Many of the people I have contacted or tried to contact have been unreachable or flatly refused to speak to me (including Kubacki’s ex-wife). The Dean of Students at Hope College at the time of Kubacki’s disappearance, who appeared to believe it was some kind of stunt, died before I began researching this project. I feel confident that Kubacki’s roommate at the time knows something, but he hasn’t responded to multiple requests for an interview. And sometimes I have to ask myself: Why would he? As a journalist, I’m still occassionally amazed when people volunteer information under no obligation, with no motive other than getting the truth out. There are often more downsides than upsides. But I supppose that depends on what the truth is.
Besides the roommate and the Dean of Students, I’ve been particularly eager to speak to the people who first encountered Kubacki when he ‘woke up’ in a grassy field in Pittsfield, Massachusetts, on May 5, 1979, after he had long been feared dead. As the story goes, Kubacki remembered some of himself and hitchicked to his Aunt June’s home in Great Barrington. The theology student who picked him up later told the Associated Press that Kubacki gave him a different name than Steven. But this person has since been involved in a rather scandalous situation of his own, and did not return any of my inquiries.
After several unsuccessful attempts to reach Kubacki’s aunt by phone, I knocked on her door this fall during a visit to Great Barrington. Dressed in a Saturday morning housecoat, she closed the door in my face, not impolitely. What I saw in her eyes was not anger, but fear. Was it me she was afraid of, or something else?

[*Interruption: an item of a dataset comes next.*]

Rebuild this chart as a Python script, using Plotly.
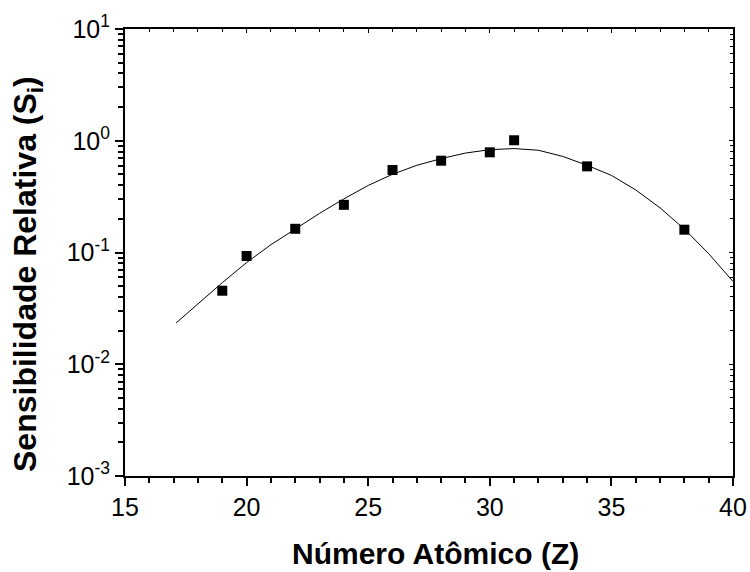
import plotly.graph_objects as go

# Experimental points
z_points = [19, 20, 22, 24, 26, 28, 30, 31, 34, 38]
s_points = [0.0455, 0.093, 0.163, 0.267, 0.547, 0.663, 0.788, 1.01, 0.59, 0.16]

# Fitted curve
z_curve = [17.1, 18, 19, 20, 21, 22, 23, 24, 25, 26, 27, 28, 29, 30, 31, 32, 33, 34, 35, 36, 37, 38, 39, 40]
s_curve = [0.0234, 0.0347, 0.0537, 0.0813, 0.1175, 0.162, 0.224, 0.302, 0.398, 0.501, 0.603, 0.692,
           0.776, 0.832, 0.851, 0.822, 0.724, 0.603, 0.490, 0.363, 0.251, 0.162, 0.0977, 0.0550]

y_tickvals = [1e-3, 1e-2, 1e-1, 1e0, 1e1]
y_ticktext = ["10<sup>-3</sup>", "10<sup>-2</sup>", "10<sup>-1</sup>", "10<sup>0</sup>", "10<sup>1</sup>"]
x_tickvals = [15, 20, 25, 30, 35, 40]

x_title = "<b>Número Atômico (Z)</b>"
y_title = "<b>Sensibilidade Relativa (S<sub>i</sub>)</b>"

minor_y = [m * 10 ** e for e in range(-3, 1) for m in range(2, 10)]
minor_x = [v for v in range(15, 41) if v % 5 != 0]

FONT = "Liberation Sans, Arial, sans-serif"

fig = go.Figure()
fig.add_trace(go.Scatter(x=z_curve, y=s_curve, mode="lines",
                         line=dict(color="black", width=1), showlegend=False))
fig.add_trace(go.Scatter(x=z_points, y=s_points, mode="markers",
                         marker=dict(symbol="square", size=10, color="black"), showlegend=False))
fig.add_trace(go.Scatter(x=[None], y=[None], xaxis="x2", yaxis="y2", showlegend=False))

fig.update_layout(
    width=750, height=572,
    margin=dict(l=125, r=17, t=29, b=96),
    paper_bgcolor="white", plot_bgcolor="white",
    font=dict(family=FONT, color="black"),
    xaxis=dict(
        range=[15, 40], tickmode="array", tickvals=x_tickvals, automargin=False,
        ticks="outside", ticklen=8, tickwidth=2, tickcolor="black",
        showline=True, linecolor="black", linewidth=2, showgrid=False, zeroline=False,
        tickfont=dict(size=25, family=FONT),
        minor=dict(tickmode="array", tickvals=minor_x, ticks="outside", ticklen=5,
                   tickwidth=2, tickcolor="black", showgrid=False),
    ),
    yaxis=dict(
        type="log", range=[-3, 1], tickmode="array", tickvals=y_tickvals, ticktext=y_ticktext,
        automargin=False,
        ticks="outside", ticklen=8, tickwidth=2, tickcolor="black",
        showline=True, linecolor="black", linewidth=2, showgrid=False, zeroline=False,
        tickfont=dict(size=25, family=FONT),
        minor=dict(tickmode="array", tickvals=minor_y, ticks="outside", ticklen=5,
                   tickwidth=2, tickcolor="black", showgrid=False),
    ),
    xaxis2=dict(
        overlaying="x", side="top", range=[15, 40], tickmode="array", tickvals=x_tickvals,
        automargin=False,
        ticks="inside", ticklen=4, tickwidth=1, tickcolor="black", showticklabels=False,
        showline=True, linecolor="black", linewidth=2, showgrid=False, zeroline=False,
        minor=dict(tickmode="array", tickvals=minor_x, ticks="inside", ticklen=3,
                   tickwidth=1, tickcolor="black", showgrid=False),
    ),
    yaxis2=dict(
        overlaying="y", side="right", type="log", range=[-3, 1], tickmode="array", tickvals=y_tickvals,
        automargin=False,
        ticks="inside", ticklen=4, tickwidth=1, tickcolor="black", showticklabels=False,
        showline=True, linecolor="black", linewidth=2, showgrid=False, zeroline=False,
        minor=dict(tickmode="array", tickvals=minor_y, ticks="inside", ticklen=3,
                   tickwidth=1, tickcolor="black", showgrid=False),
    ),
    annotations=[
        dict(text=x_title, xref="paper", yref="paper", x=0.5115, y=-0.1734,
             xanchor="center", yanchor="middle", showarrow=False,
             font=dict(size=30, family=FONT, color="black")),
        dict(text=y_title, xref="paper", yref="paper", x=-0.1595, y=0.452,
             xanchor="center", yanchor="middle", showarrow=False, textangle=-90,
             font=dict(size=32, family=FONT, color="black")),
    ],
)

fig.write_html("out.html")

This chapter closes, for now, with the defeated journalist cliche: I’m left with more questions than answers. And not just about what Steven Kubacki was doing for those untraceable 14 months. What do we have a right to know, and when do we have a right to know it? Is it resources spent, people hurt, the possibility of a government-concealed alien abduction? I’m disappointed with how little I have been able to determine. But I won’t stop asking Kubacki to let me tell his story.